We're nearly there! A legacy element of our MVP project on saltwater intrusion, the Community Water Testing Station, will allow the public to test water from ponds and wells for indications of salinity, nitrates, and other pollutants. The person bringing the sample may be able to do the testing themselves, sor ask one of the SEMPBA-trained volunteers. Stay tuned for updates on this important service.
Hikes are developed to highlight the interaction between the topography of Plymouth's ponds and streams and Plymouth's sole-source Plymouth Carver Aquifer. Hikes are mapped and annotated showing segmentation, distance, and difficulty. Hikes will be lead by various guides. Dates for different hikes will be published on multiple websites. Maps for various hikes will be published as updates on this site.
This is a free, family-friendly event that engages the attendees in hands-on science, art and more. The festival aims to educate both Plymouth residents and visitors about the ecological, historical, and cultural significance of the annual herring migration.
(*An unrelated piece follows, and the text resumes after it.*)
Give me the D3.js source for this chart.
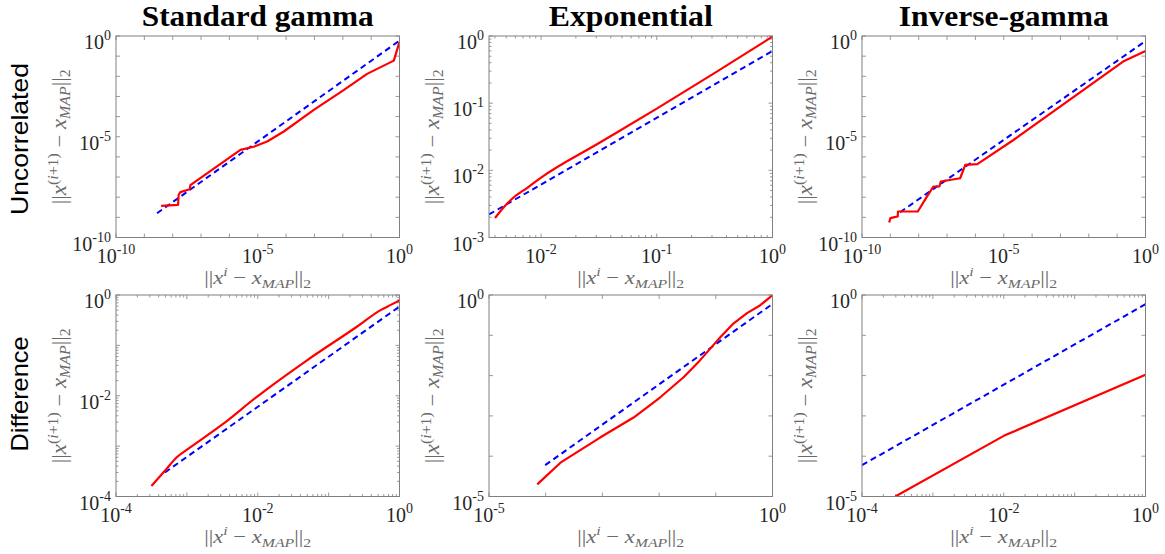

This project is devleoping predictive models of how the aquifer system and hydraulically connected surface waters (ponds, streams, wetlands) respond to future climate and development in the region. We are assessing how changes in terrestrial hydrology and water use together with the effects of sea-level rise combine to influence the future of freshwater resources and ecosystems with the Plymouth region of Massachusetts.
The Friends of Ellisville Marsh and its project partners have since 2007 been pursuing a project to restore and maintain tidal flows at the 70-acre Ellisville salt marsh to revitalize fisheries and wildlife. The project has been remarkably successful. The Friends acquired all the necessary local, state, and federal permits to maintain the salt marsh inlet on a continuing basis and periodically reopened it after major storms. A treasure trove of scientific monitoring data has been collected. A model for protecting nesting areas of threatened shorebirds created. A new species of insect discovered. A second nonprofit spun off. The project is chronicled in a book entitled, Rescuing Ellisville Marsh: the Long Fight to Restore Lost Connections (UMass Press, 2023).
Savery Pond experienced a series of harmful algal (cyanobacteria) blooms starting around 2010. The Savery Pond Conservancy (SPC) has been working since 2012 to characterize water quality, hydrologic conditions and nutrient inputs to the pond, and to identify solutions to improve pond water quality.